I am a proud mother of a wonderful 8 year old boy. I love kids because of how genuine they are. It’s awesome to watch how they grow! Seeing a child smile and knowing that you contributed to it, is definitely the most rewarding for me, they remind me that life is full of simple pleasures.
I look forward to a year full of fun lessons and experiences, as we grow together.
Goals to Achieve as a Preschool Teacher
Preschool classrooms are colorful, high-energy places filled with fun activities and children socializing. I will work hard to get ready students for Kindergarten/Preschool 5 while imparting crucial socialization lessons to contribute to character development. As I create a list of goals, I plan to achieve effective lessons where everyone grows at their own level and need.
One of my first goals for as a preschool teacher will be to establish a welcoming and supportive learning environment. Creating a positive classroom environment with colorful libraries, hands-on activities, learning centers and stations, alphabets, numbers and quiet places for relaxing. Appeal to multiple senses when possible. Safety and Positivity are my top goals.
The National Center on Quality Teaching and Learning states that preschool students should meet targets for social and emotional preparation for School Grades. I would help students develop positive relationships with other preschoolers and teachers. Guiding children toward goals associated with managing their emotions, behaving appropriately and following classroom rules. Children will develop self-confidence and identity that positively relates to their families and cultures. Not forgetting that children also need time and space to practice solitary play, parallel play and dramatic play.
Families are very important during the preschool year. I am open to suggestions as we interact in the school environment, so we can work more comfortable and actively participating in your child's education and growth.
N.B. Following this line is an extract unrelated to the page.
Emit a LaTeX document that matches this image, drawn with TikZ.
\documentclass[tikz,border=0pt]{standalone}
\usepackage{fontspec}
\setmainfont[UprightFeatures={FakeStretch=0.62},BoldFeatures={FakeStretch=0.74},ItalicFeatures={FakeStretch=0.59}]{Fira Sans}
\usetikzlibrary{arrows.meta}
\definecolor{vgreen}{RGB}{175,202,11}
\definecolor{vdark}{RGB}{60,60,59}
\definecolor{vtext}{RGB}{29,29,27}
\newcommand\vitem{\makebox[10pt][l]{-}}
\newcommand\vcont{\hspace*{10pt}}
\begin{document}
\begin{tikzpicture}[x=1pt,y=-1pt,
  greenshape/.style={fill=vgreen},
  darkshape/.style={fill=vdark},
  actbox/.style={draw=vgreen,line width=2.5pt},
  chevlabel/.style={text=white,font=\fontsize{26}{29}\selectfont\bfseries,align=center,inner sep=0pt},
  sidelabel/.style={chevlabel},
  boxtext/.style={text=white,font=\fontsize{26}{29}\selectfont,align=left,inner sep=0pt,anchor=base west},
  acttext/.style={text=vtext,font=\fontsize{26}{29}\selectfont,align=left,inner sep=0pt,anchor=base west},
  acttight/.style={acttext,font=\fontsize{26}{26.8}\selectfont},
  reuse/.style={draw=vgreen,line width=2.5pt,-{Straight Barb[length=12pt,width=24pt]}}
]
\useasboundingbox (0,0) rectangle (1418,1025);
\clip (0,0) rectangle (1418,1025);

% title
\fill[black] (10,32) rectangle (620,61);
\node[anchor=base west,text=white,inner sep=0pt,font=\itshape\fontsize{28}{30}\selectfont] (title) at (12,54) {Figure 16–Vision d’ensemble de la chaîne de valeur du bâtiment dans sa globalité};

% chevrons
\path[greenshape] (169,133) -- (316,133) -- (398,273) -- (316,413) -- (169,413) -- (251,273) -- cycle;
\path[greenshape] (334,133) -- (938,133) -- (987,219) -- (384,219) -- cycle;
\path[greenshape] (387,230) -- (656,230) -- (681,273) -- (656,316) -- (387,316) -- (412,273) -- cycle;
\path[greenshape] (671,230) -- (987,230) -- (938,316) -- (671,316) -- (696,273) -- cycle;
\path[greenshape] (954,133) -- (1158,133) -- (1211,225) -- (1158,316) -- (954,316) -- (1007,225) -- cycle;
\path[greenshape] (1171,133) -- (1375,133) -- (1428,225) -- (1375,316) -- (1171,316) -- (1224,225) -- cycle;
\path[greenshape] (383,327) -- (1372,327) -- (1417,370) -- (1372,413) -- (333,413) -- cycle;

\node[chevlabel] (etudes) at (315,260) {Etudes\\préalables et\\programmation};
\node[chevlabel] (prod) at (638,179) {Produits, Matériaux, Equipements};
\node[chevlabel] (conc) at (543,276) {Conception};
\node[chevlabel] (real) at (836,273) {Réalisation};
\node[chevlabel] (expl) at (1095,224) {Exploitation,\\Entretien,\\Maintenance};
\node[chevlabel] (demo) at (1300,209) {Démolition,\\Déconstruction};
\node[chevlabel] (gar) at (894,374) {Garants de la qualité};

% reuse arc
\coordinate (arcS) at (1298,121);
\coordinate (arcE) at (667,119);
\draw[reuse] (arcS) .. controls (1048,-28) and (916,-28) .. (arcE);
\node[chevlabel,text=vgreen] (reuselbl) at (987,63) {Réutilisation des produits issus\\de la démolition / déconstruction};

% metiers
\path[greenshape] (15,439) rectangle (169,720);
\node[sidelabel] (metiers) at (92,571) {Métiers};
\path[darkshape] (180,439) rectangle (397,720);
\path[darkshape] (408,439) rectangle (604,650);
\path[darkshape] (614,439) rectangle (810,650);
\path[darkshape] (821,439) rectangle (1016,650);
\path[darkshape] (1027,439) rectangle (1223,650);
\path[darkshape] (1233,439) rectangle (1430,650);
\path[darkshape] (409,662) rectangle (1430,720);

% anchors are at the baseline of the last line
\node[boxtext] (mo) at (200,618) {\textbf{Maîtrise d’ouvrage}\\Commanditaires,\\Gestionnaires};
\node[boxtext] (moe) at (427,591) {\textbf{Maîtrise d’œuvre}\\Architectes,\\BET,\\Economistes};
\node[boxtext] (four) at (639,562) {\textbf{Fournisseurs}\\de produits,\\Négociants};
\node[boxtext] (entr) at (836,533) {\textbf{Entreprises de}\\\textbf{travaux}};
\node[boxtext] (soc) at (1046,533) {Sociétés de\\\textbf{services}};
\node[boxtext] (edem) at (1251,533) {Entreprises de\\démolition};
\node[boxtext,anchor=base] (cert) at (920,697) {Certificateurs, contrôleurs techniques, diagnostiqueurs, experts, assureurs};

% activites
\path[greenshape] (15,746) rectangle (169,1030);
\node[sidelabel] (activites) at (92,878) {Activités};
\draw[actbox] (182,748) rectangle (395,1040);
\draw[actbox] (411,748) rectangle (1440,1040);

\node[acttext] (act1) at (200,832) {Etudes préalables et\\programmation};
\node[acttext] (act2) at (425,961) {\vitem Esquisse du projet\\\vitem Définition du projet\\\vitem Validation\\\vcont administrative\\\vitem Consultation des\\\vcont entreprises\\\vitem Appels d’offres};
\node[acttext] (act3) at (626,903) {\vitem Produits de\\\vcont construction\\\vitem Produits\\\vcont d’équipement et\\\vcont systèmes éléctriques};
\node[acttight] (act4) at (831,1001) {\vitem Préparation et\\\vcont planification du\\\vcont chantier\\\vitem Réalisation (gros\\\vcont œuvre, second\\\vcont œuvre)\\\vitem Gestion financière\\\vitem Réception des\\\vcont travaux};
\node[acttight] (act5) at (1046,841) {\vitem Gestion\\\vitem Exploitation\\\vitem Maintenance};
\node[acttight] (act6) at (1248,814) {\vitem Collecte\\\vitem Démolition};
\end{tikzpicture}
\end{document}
I want to welcome each family and child on a daily basis as we build genuine connections in order to support each child’s learning. I want to encourage to keep communication positive, actively listen if you communicate concerns and let each child know that she/he is cared for and loved.
I plan to achieve professional development throughout the school year, attending conferences, trainings or classes geared toward preschool education and help brainstorms for solutions to challenges related to children or families.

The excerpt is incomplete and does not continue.